**What the task requires**
Return all of the data exactly, with nothing left out but the pictures.
---- Data lines
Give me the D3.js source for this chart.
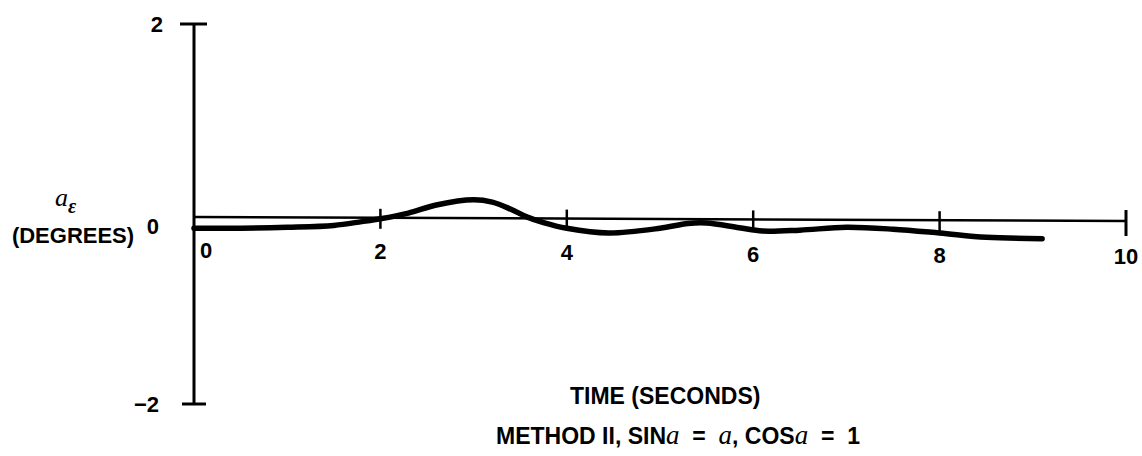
<!DOCTYPE html>
<html>
<head>
<meta charset="utf-8">
<script src="https://cdn.jsdelivr.net/npm/d3@7"></script>
<style>
  body { margin: 0; background: #fff; }
  svg { display: block; }
  text { font-family: "Liberation Sans", Arial, sans-serif; font-weight: bold; fill: #000; }
</style>
</head>
<body>
<svg id="chart" width="1142" height="456"></svg>
<script>
// time in seconds, error angle in degrees
var times = [0, 0.5, 1, 1.5, 1.8, 2, 2.3, 2.6, 3, 3.2, 3.4, 3.57, 3.75, 4, 4.45, 5, 5.3, 5.5, 5.85, 6.1, 6.5, 7, 7.5, 8, 8.5, 9.1];
var alphaErr = [-0.15, -0.15, -0.14, -0.12, -0.08, -0.05, 0.01, 0.095, 0.15, 0.125, 0.05, -0.03, -0.09, -0.15, -0.2, -0.15, -0.1, -0.095, -0.145, -0.18, -0.17, -0.14, -0.16, -0.2, -0.245, -0.26];
var xTicks = [0, 2, 4, 6, 8, 10];
var yTicks = [2, 0, -2];

var svg = d3.select("#chart");
var x = d3.scaleLinear().domain([0, 10]).range([194, 1126]);
var y = d3.scaleLinear().domain([-2, 2]).range([404, 24]);

// vertical axis with end caps
svg.append("line").attr("x1", x(0)).attr("x2", x(0)).attr("y1", y(2)).attr("y2", y(-2))
  .attr("stroke", "#000").attr("stroke-width", 3);
svg.append("line").attr("x1", x(0) - 14).attr("x2", x(0) + 13).attr("y1", y(2)).attr("y2", y(2))
  .attr("stroke", "#000").attr("stroke-width", 3);
svg.append("line").attr("x1", x(0) - 12).attr("x2", x(0) + 12).attr("y1", y(-2)).attr("y2", y(-2))
  .attr("stroke", "#000").attr("stroke-width", 3);

// horizontal zero axis (slightly tilted like the scan)
svg.append("line").attr("x1", x(0)).attr("x2", x(10)).attr("y1", y(0) + 3).attr("y2", y(0) + 7)
  .attr("stroke", "#000").attr("stroke-width", 2.5);

// x ticks crossing the axis
svg.selectAll(".xt").data(xTicks.slice(1)).enter().append("line")
  .attr("x1", d => x(d)).attr("x2", d => x(d))
  .attr("y1", d => y(0) - (d == 10 ? 8 : 6) + d * 0.4).attr("y2", d => y(0) + (d == 10 ? 18 : 14) + d * 0.4)
  .attr("stroke", "#000").attr("stroke-width", d => d == 10 ? 3 : 2.5);

svg.selectAll(".xl").data(xTicks).enter().append("text")
  .attr("x", d => d == 0 ? x(d) + 12 : x(d))
  .attr("y", d => 258 + d * 0.6)
  .attr("text-anchor", "middle")
  .attr("font-size", 22)
  .text(d => d);

svg.selectAll(".yl").data(yTicks).enter().append("text")
  .attr("x", d => d == 2 ? 163 : 159)
  .attr("y", d => d == 0 ? y(d) + 20 : y(d) + 8)
  .attr("text-anchor", "end")
  .attr("font-size", 22)
  .text(d => d == -2 ? "\u22122" : d);

// the response trace
var line = d3.line().x(d => x(d[0])).y(d => y(d[1])).curve(d3.curveCatmullRom.alpha(0.5));
svg.append("path")
  .datum(times.map((t, i) => [t, alphaErr[i]]))
  .attr("d", line)
  .attr("fill", "none").attr("stroke", "#000").attr("stroke-width", 5.5)
  .attr("stroke-linecap", "round");

// y label
var ya = svg.append("text").attr("x", 55).attr("y", 206).attr("font-size", 26);
ya.append("tspan").attr("font-family", "Liberation Serif, serif").attr("font-style", "italic").attr("font-weight", "normal").text("a");
ya.append("tspan").attr("dy", 7).attr("font-size", 20).attr("font-family", "Liberation Serif, serif").attr("font-style", "italic").text("\u03b5");
svg.append("text").attr("x", 73).attr("y", 243).attr("text-anchor", "middle").attr("font-size", 22).text("(DEGREES)");

// x label and caption
svg.append("text").attr("x", 570).attr("y", 404).attr("font-size", 23).text("TIME (SECONDS)");
var cap = svg.append("text").attr("x", 678).attr("y", 444).attr("text-anchor", "middle").attr("font-size", 23)
  .attr("xml:space", "preserve").style("white-space", "pre");
cap.append("tspan").text("METHOD II, SIN");
cap.append("tspan").attr("font-family", "Liberation Serif, serif").attr("font-style", "italic").attr("font-weight", "normal").attr("font-size", 27).text("a");
cap.append("tspan").text("  =  ");
cap.append("tspan").attr("font-family", "Liberation Serif, serif").attr("font-style", "italic").attr("font-weight", "normal").attr("font-size", 27).text("a");
cap.append("tspan").text(", COS");
cap.append("tspan").attr("font-family", "Liberation Serif, serif").attr("font-style", "italic").attr("font-weight", "normal").attr("font-size", 27).text("a");
cap.append("tspan").text("  =  1");
</script>
</body>
</html>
--------
**Answer to the problem**
Give me the D3.js source for this chart.
<!DOCTYPE html>
<html>
<head>
<meta charset="utf-8">
<script src="https://cdn.jsdelivr.net/npm/d3@7"></script>
<style>
  body { margin: 0; background: #fff; }
  svg { display: block; }
  text { font-family: "Liberation Sans", Arial, sans-serif; font-weight: bold; fill: #000; }
</style>
</head>
<body>
<svg id="chart" width="1142" height="456"></svg>
<script>
// time in seconds, error angle in degrees
var times = [0, 0.5, 1, 1.5, 1.8, 2, 2.3, 2.6, 3, 3.2, 3.4, 3.57, 3.75, 4, 4.45, 5, 5.3, 5.5, 5.85, 6.1, 6.5, 7, 7.5, 8, 8.5, 9.1];
var alphaErr = [-0.15, -0.15, -0.14, -0.12, -0.08, -0.05, 0.01, 0.095, 0.15, 0.125, 0.05, -0.03, -0.09, -0.15, -0.2, -0.15, -0.1, -0.095, -0.145, -0.18, -0.17, -0.14, -0.16, -0.2, -0.245, -0.26];
var xTicks = [0, 2, 4, 6, 8, 10];
var yTicks = [2, 0, -2];

var svg = d3.select("#chart");
var x = d3.scaleLinear().domain([0, 10]).range([194, 1126]);
var y = d3.scaleLinear().domain([-2, 2]).range([404, 24]);

// vertical axis with end caps
svg.append("line").attr("x1", x(0)).attr("x2", x(0)).attr("y1", y(2)).attr("y2", y(-2))
  .attr("stroke", "#000").attr("stroke-width", 3);
svg.append("line").attr("x1", x(0) - 14).attr("x2", x(0) + 13).attr("y1", y(2)).attr("y2", y(2))
  .attr("stroke", "#000").attr("stroke-width", 3);
svg.append("line").attr("x1", x(0) - 12).attr("x2", x(0) + 12).attr("y1", y(-2)).attr("y2", y(-2))
  .attr("stroke", "#000").attr("stroke-width", 3);

// horizontal zero axis (slightly tilted like the scan)
svg.append("line").attr("x1", x(0)).attr("x2", x(10)).attr("y1", y(0) + 3).attr("y2", y(0) + 7)
  .attr("stroke", "#000").attr("stroke-width", 2.5);

// x ticks crossing the axis
svg.selectAll(".xt").data(xTicks.slice(1)).enter().append("line")
  .attr("x1", d => x(d)).attr("x2", d => x(d))
  .attr("y1", d => y(0) - (d == 10 ? 8 : 6) + d * 0.4).attr("y2", d => y(0) + (d == 10 ? 18 : 14) + d * 0.4)
  .attr("stroke", "#000").attr("stroke-width", d => d == 10 ? 3 : 2.5);

svg.selectAll(".xl").data(xTicks).enter().append("text")
  .attr("x", d => d == 0 ? x(d) + 12 : x(d))
  .attr("y", d => 258 + d * 0.6)
  .attr("text-anchor", "middle")
  .attr("font-size", 22)
  .text(d => d);

svg.selectAll(".yl").data(yTicks).enter().append("text")
  .attr("x", d => d == 2 ? 163 : 159)
  .attr("y", d => d == 0 ? y(d) + 20 : y(d) + 8)
  .attr("text-anchor", "end")
  .attr("font-size", 22)
  .text(d => d == -2 ? "\u22122" : d);

// the response trace
var line = d3.line().x(d => x(d[0])).y(d => y(d[1])).curve(d3.curveCatmullRom.alpha(0.5));
svg.append("path")
  .datum(times.map((t, i) => [t, alphaErr[i]]))
  .attr("d", line)
  .attr("fill", "none").attr("stroke", "#000").attr("stroke-width", 5.5)
  .attr("stroke-linecap", "round");

// y label
var ya = svg.append("text").attr("x", 55).attr("y", 206).attr("font-size", 26);
ya.append("tspan").attr("font-family", "Liberation Serif, serif").attr("font-style", "italic").attr("font-weight", "normal").text("a");
ya.append("tspan").attr("dy", 7).attr("font-size", 20).attr("font-family", "Liberation Serif, serif").attr("font-style", "italic").text("\u03b5");
svg.append("text").attr("x", 73).attr("y", 243).attr("text-anchor", "middle").attr("font-size", 22).text("(DEGREES)");

// x label and caption
svg.append("text").attr("x", 570).attr("y", 404).attr("font-size", 23).text("TIME (SECONDS)");
var cap = svg.append("text").attr("x", 678).attr("y", 444).attr("text-anchor", "middle").attr("font-size", 23)
  .attr("xml:space", "preserve").style("white-space", "pre");
cap.append("tspan").text("METHOD II, SIN");
cap.append("tspan").attr("font-family", "Liberation Serif, serif").attr("font-style", "italic").attr("font-weight", "normal").attr("font-size", 27).text("a");
cap.append("tspan").text("  =  ");
cap.append("tspan").attr("font-family", "Liberation Serif, serif").attr("font-style", "italic").attr("font-weight", "normal").attr("font-size", 27).text("a");
cap.append("tspan").text(", COS");
cap.append("tspan").attr("font-family", "Liberation Serif, serif").attr("font-style", "italic").attr("font-weight", "normal").attr("font-size", 27).text("a");
cap.append("tspan").text("  =  1");
</script>
</body>
</html>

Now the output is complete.